A very interesting story 2 years ago one of my colleague had a choice weather to pick R or SAS for learning. He started by calling base read.csv on a 900 some mb file on his 8 gig lappy. And it took him a while to load to manipulate and then he did the same on SAS installed on his computer. It was faster and better. He learned SAS entire day trial and error stuff. In evening he asked me why do you or anybody uses R its so slow. Then I showed him data.table and other packages.

He stayed in R not for clarity but for speed and since then we discuss the data.table way of doing things. And it's lot like sql so it was very very easy to learn. It's been almost 5 years using R I still don't know compete dplyr. And melt and dcast functions works very easily than tidyr counterpart. But It does not have support for nested list column in theory it does because every column is a list I have tried it. But it doesn't have functions to utilize it. That's the reason I wish they could work together.

Analyst need clarity and software's need speed.

That's the reason scala is still in business.

R have bindings to all the languages but golang I wish if it had one. Golang doesn't have data frames and analysis and R doesn't have compiled binary. I think both could benefit from one another.

I wish R could have a go binding and an MVC ween frame work.


#16

There is this - https://github.com/rstats-go by Romain Francois, so there is some work being done in this direction.


#17

Thanks for sending the link But when you visit there it seems that someone never completed it.

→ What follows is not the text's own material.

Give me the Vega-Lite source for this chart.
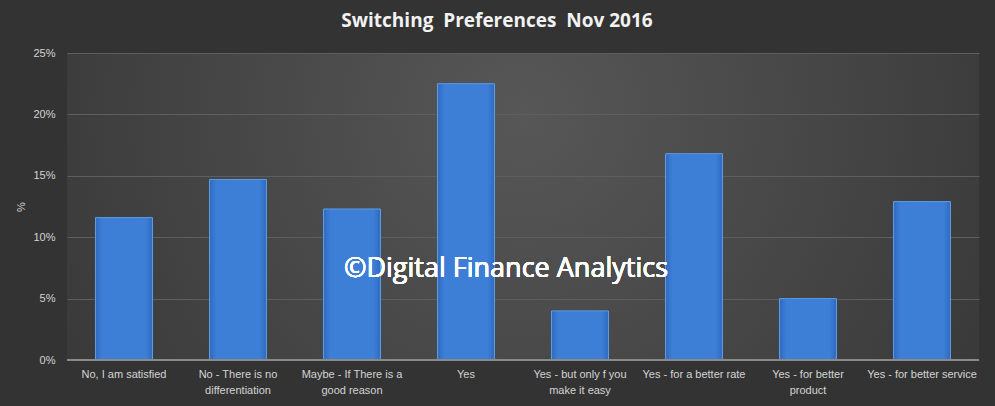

But is there any blog or documentation stating how to use R in production for fastest and safest results.


#18

I'm not sure about the function to support nested list column. You can have list column and operate on it, just the syntax often need some tweaking, and sometimes you need some creativity. I think 1. use variable for column names 2. list column operations are two awkward aspects in data.table, at least should be more examples and documentations.